## PROMPT
Write out the listing below without alteration, omitting its pictures.

--------------------

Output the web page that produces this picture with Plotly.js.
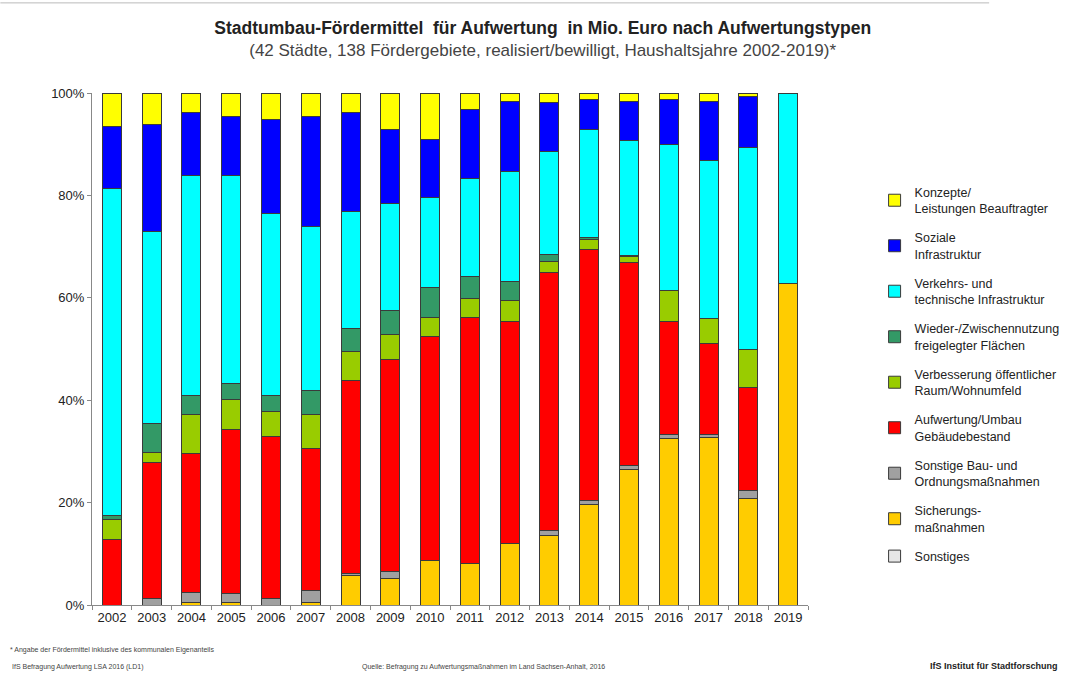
<!DOCTYPE html>
<html>
<head>
<meta charset="utf-8">
<script src="https://cdn.plot.ly/plotly-3.0.1.min.js"></script>
<style>html,body{margin:0;padding:0;background:#fff;}#chart{width:1081px;height:673px;}</style>
</head>
<body>
<div id="chart"></div>
<script>
const years = ['2002','2003','2004','2005','2006','2007','2008','2009','2010','2011','2012','2013','2014','2015','2016','2017','2018','2019'];
const sonstiges     = [0,0,0,0,0,0,0,0,0,0,0,0,0,0,0,0,0,0];
const sicherung     = [0,0,0.5,0.5,0,0.5,5.7,5.1,8.6,8.1,12.0,13.5,19.7,26.5,32.6,32.7,20.8,62.8];
const sonstigeBau   = [0,1.2,1.9,1.8,1.2,2.4,0.5,1.4,0,0,0,1.0,0.7,0.7,0.7,0.6,1.5,0];
const aufwertung    = [12.7,26.6,27.2,31.9,31.7,27.6,37.6,41.4,43.8,48.0,43.3,50.4,49.1,39.7,22.0,17.8,20.1,0];
const verbesserung  = [4.0,2.0,7.7,6.0,4.9,6.8,5.8,5.0,3.7,3.8,4.1,2.2,1.8,1.1,6.2,4.9,7.5,0];
const wieder        = [0.7,5.7,3.7,3.0,3.2,4.6,4.5,4.7,5.9,4.2,3.8,1.3,0.4,0.2,0,0,0,0];
const verkehr       = [63.9,37.5,42.8,40.6,35.4,32.0,22.7,20.9,17.6,19.2,21.4,20.1,21.2,22.5,28.5,30.9,39.4,37.2];
const soziale       = [12.1,20.9,12.4,11.7,18.5,21.5,19.4,14.4,11.3,13.4,13.8,9.6,5.9,7.7,8.8,11.5,10.0,0];
const konzepte      = [6.6,6.1,3.8,4.5,5.1,4.6,3.8,7.1,9.1,3.3,1.6,1.9,1.2,1.6,1.2,1.6,0.7,0];

const yTickVals   = [0,20,40,60,80,100];
const yTickLabels = ['0%','20%','40%','60%','80%','100%'];

const seriesNames = [
  'Sonstiges',
  'Sicherungs-<br>maßnahmen',
  'Sonstige Bau- und<br>Ordnungsmaßnahmen',
  'Aufwertung/Umbau<br>Gebäudebestand',
  'Verbesserung öffentlicher<br>Raum/Wohnumfeld',
  'Wieder-/Zwischennutzung<br>freigelegter Flächen',
  'Verkehrs- und<br>technische Infrastruktur',
  'Soziale<br>Infrastruktur',
  'Konzepte/<br>Leistungen Beauftragter'
];
const seriesValues = [sonstiges, sicherung, sonstigeBau, aufwertung, verbesserung, wieder, verkehr, soziale, konzepte];
const seriesColors = ['#e6e6e6','#ffcc00','#a0a0a0','#ff0000','#99cc00','#339966','#00ffff','#0000ff','#ffff00'];

const traces = seriesNames.map((n,i)=>({
  type:'bar',
  name:n,
  x:years,
  y:seriesValues[i].map(v=> v===0 ? null : v),
  marker:{color:seriesColors[i], line:{color:'#3a3a3a', width:1}},
  legendgroup:'g'+i,
  legendrank:100-i,
  hoverinfo:'x+y+name'
}));

const layout = {
  width:1081, height:673,
  paper_bgcolor:'#ffffff', plot_bgcolor:'#ffffff',
  margin:{l:92, r:273, t:93, b:68, pad:0},
  barmode:'stack',
  bargap:0.52,
  font:{family:'Liberation Sans, Arial, sans-serif', color:'#222'},
  title:{
    text:'<b>Stadtumbau-Fördermittel  für Aufwertung  in Mio. Euro nach Aufwertungstypen</b><br><span style="font-size:17px;color:#444">(42 Städte, 138 Fördergebiete, realisiert/bewilligt, Haushaltsjahre 2002-2019)*</span>',
    xref:'container', x:0.502, xanchor:'center',
    yref:'container', y:0.95, yanchor:'top',
    font:{size:17.5, color:'#222', family:'Liberation Sans, Arial, sans-serif'}
  },
  xaxis:{
    type:'category',
    showline:true, linecolor:'#888', linewidth:1,
    ticks:'outside', ticklen:4, tickcolor:'#888', tickson:'boundaries',
    tickfont:{size:13, color:'#222'},
    showgrid:false, zeroline:false, fixedrange:true
  },
  yaxis:{
    range:[0,100],
    tickmode:'array',
    tickvals:yTickVals,
    ticktext:yTickLabels,
    showline:true, linecolor:'#888', linewidth:1,
    ticks:'outside', ticklen:4, tickcolor:'#888',
    tickfont:{size:13, color:'#222'},
    showgrid:false, zeroline:false, fixedrange:true
  },
  legend:{
    x:1.093, xanchor:'left', y:0.835, yanchor:'top',
    traceorder:'grouped',
    tracegroupgap:10,
    font:{size:12.5, color:'#222'},
    itemwidth:30,
    bgcolor:'rgba(0,0,0,0)'
  },
  annotations:[
    {text:'* Angabe der Fördermittel inklusive des kommunalen Eigenanteils', xref:'paper', yref:'paper', x:-0.118, y:-0.088, xanchor:'left', yanchor:'middle', showarrow:false, font:{size:7, color:'#444'}},
    {text:'IfS Befragung Aufwertung LSA 2016 (LD1)', xref:'paper', yref:'paper', x:-0.115, y:-0.121, xanchor:'left', yanchor:'middle', showarrow:false, font:{size:7, color:'#444'}},
    {text:'Quelle: Befragung zu Aufwertungsmaßnahmen im Land Sachsen-Anhalt, 2016', xref:'paper', yref:'paper', x:0.374, y:-0.121, xanchor:'left', yanchor:'middle', showarrow:false, font:{size:7, color:'#444'}},
    {text:'<b>IfS Institut für Stadtforschung</b>', xref:'paper', yref:'paper', x:1.352, y:-0.119, xanchor:'right', yanchor:'middle', showarrow:false, font:{size:9, color:'#222'}}
  ],
  shapes:[
    {type:'line', xref:'paper', yref:'paper', x0:-0.128, x1:1.253, y0:1.176, y1:1.176, line:{color:'#bbb', width:1}}
  ],
  showlegend:true
};

Plotly.newPlot('chart', traces, layout, {displayModeBar:false, staticPlot:true});
</script>
</body>
</html>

--------------------

## RESPONSE TO THIS EXERCISE
Output the web page that produces this picture with Plotly.js.
<!DOCTYPE html>
<html>
<head>
<meta charset="utf-8">
<script src="https://cdn.plot.ly/plotly-3.0.1.min.js"></script>
<style>html,body{margin:0;padding:0;background:#fff;}#chart{width:1081px;height:673px;}</style>
</head>
<body>
<div id="chart"></div>
<script>
const years = ['2002','2003','2004','2005','2006','2007','2008','2009','2010','2011','2012','2013','2014','2015','2016','2017','2018','2019'];
const sonstiges     = [0,0,0,0,0,0,0,0,0,0,0,0,0,0,0,0,0,0];
const sicherung     = [0,0,0.5,0.5,0,0.5,5.7,5.1,8.6,8.1,12.0,13.5,19.7,26.5,32.6,32.7,20.8,62.8];
const sonstigeBau   = [0,1.2,1.9,1.8,1.2,2.4,0.5,1.4,0,0,0,1.0,0.7,0.7,0.7,0.6,1.5,0];
const aufwertung    = [12.7,26.6,27.2,31.9,31.7,27.6,37.6,41.4,43.8,48.0,43.3,50.4,49.1,39.7,22.0,17.8,20.1,0];
const verbesserung  = [4.0,2.0,7.7,6.0,4.9,6.8,5.8,5.0,3.7,3.8,4.1,2.2,1.8,1.1,6.2,4.9,7.5,0];
const wieder        = [0.7,5.7,3.7,3.0,3.2,4.6,4.5,4.7,5.9,4.2,3.8,1.3,0.4,0.2,0,0,0,0];
const verkehr       = [63.9,37.5,42.8,40.6,35.4,32.0,22.7,20.9,17.6,19.2,21.4,20.1,21.2,22.5,28.5,30.9,39.4,37.2];
const soziale       = [12.1,20.9,12.4,11.7,18.5,21.5,19.4,14.4,11.3,13.4,13.8,9.6,5.9,7.7,8.8,11.5,10.0,0];
const konzepte      = [6.6,6.1,3.8,4.5,5.1,4.6,3.8,7.1,9.1,3.3,1.6,1.9,1.2,1.6,1.2,1.6,0.7,0];

const yTickVals   = [0,20,40,60,80,100];
const yTickLabels = ['0%','20%','40%','60%','80%','100%'];

const seriesNames = [
  'Sonstiges',
  'Sicherungs-<br>maßnahmen',
  'Sonstige Bau- und<br>Ordnungsmaßnahmen',
  'Aufwertung/Umbau<br>Gebäudebestand',
  'Verbesserung öffentlicher<br>Raum/Wohnumfeld',
  'Wieder-/Zwischennutzung<br>freigelegter Flächen',
  'Verkehrs- und<br>technische Infrastruktur',
  'Soziale<br>Infrastruktur',
  'Konzepte/<br>Leistungen Beauftragter'
];
const seriesValues = [sonstiges, sicherung, sonstigeBau, aufwertung, verbesserung, wieder, verkehr, soziale, konzepte];
const seriesColors = ['#e6e6e6','#ffcc00','#a0a0a0','#ff0000','#99cc00','#339966','#00ffff','#0000ff','#ffff00'];

const traces = seriesNames.map((n,i)=>({
  type:'bar',
  name:n,
  x:years,
  y:seriesValues[i].map(v=> v===0 ? null : v),
  marker:{color:seriesColors[i], line:{color:'#3a3a3a', width:1}},
  legendgroup:'g'+i,
  legendrank:100-i,
  hoverinfo:'x+y+name'
}));

const layout = {
  width:1081, height:673,
  paper_bgcolor:'#ffffff', plot_bgcolor:'#ffffff',
  margin:{l:92, r:273, t:93, b:68, pad:0},
  barmode:'stack',
  bargap:0.52,
  font:{family:'Liberation Sans, Arial, sans-serif', color:'#222'},
  title:{
    text:'<b>Stadtumbau-Fördermittel  für Aufwertung  in Mio. Euro nach Aufwertungstypen</b><br><span style="font-size:17px;color:#444">(42 Städte, 138 Fördergebiete, realisiert/bewilligt, Haushaltsjahre 2002-2019)*</span>',
    xref:'container', x:0.502, xanchor:'center',
    yref:'container', y:0.95, yanchor:'top',
    font:{size:17.5, color:'#222', family:'Liberation Sans, Arial, sans-serif'}
  },
  xaxis:{
    type:'category',
    showline:true, linecolor:'#888', linewidth:1,
    ticks:'outside', ticklen:4, tickcolor:'#888', tickson:'boundaries',
    tickfont:{size:13, color:'#222'},
    showgrid:false, zeroline:false, fixedrange:true
  },
  yaxis:{
    range:[0,100],
    tickmode:'array',
    tickvals:yTickVals,
    ticktext:yTickLabels,
    showline:true, linecolor:'#888', linewidth:1,
    ticks:'outside', ticklen:4, tickcolor:'#888',
    tickfont:{size:13, color:'#222'},
    showgrid:false, zeroline:false, fixedrange:true
  },
  legend:{
    x:1.093, xanchor:'left', y:0.835, yanchor:'top',
    traceorder:'grouped',
    tracegroupgap:10,
    font:{size:12.5, color:'#222'},
    itemwidth:30,
    bgcolor:'rgba(0,0,0,0)'
  },
  annotations:[
    {text:'* Angabe der Fördermittel inklusive des kommunalen Eigenanteils', xref:'paper', yref:'paper', x:-0.118, y:-0.088, xanchor:'left', yanchor:'middle', showarrow:false, font:{size:7, color:'#444'}},
    {text:'IfS Befragung Aufwertung LSA 2016 (LD1)', xref:'paper', yref:'paper', x:-0.115, y:-0.121, xanchor:'left', yanchor:'middle', showarrow:false, font:{size:7, color:'#444'}},
    {text:'Quelle: Befragung zu Aufwertungsmaßnahmen im Land Sachsen-Anhalt, 2016', xref:'paper', yref:'paper', x:0.374, y:-0.121, xanchor:'left', yanchor:'middle', showarrow:false, font:{size:7, color:'#444'}},
    {text:'<b>IfS Institut für Stadtforschung</b>', xref:'paper', yref:'paper', x:1.352, y:-0.119, xanchor:'right', yanchor:'middle', showarrow:false, font:{size:9, color:'#222'}}
  ],
  shapes:[
    {type:'line', xref:'paper', yref:'paper', x0:-0.128, x1:1.253, y0:1.176, y1:1.176, line:{color:'#bbb', width:1}}
  ],
  showlegend:true
};

Plotly.newPlot('chart', traces, layout, {displayModeBar:false, staticPlot:true});
</script>
</body>
</html>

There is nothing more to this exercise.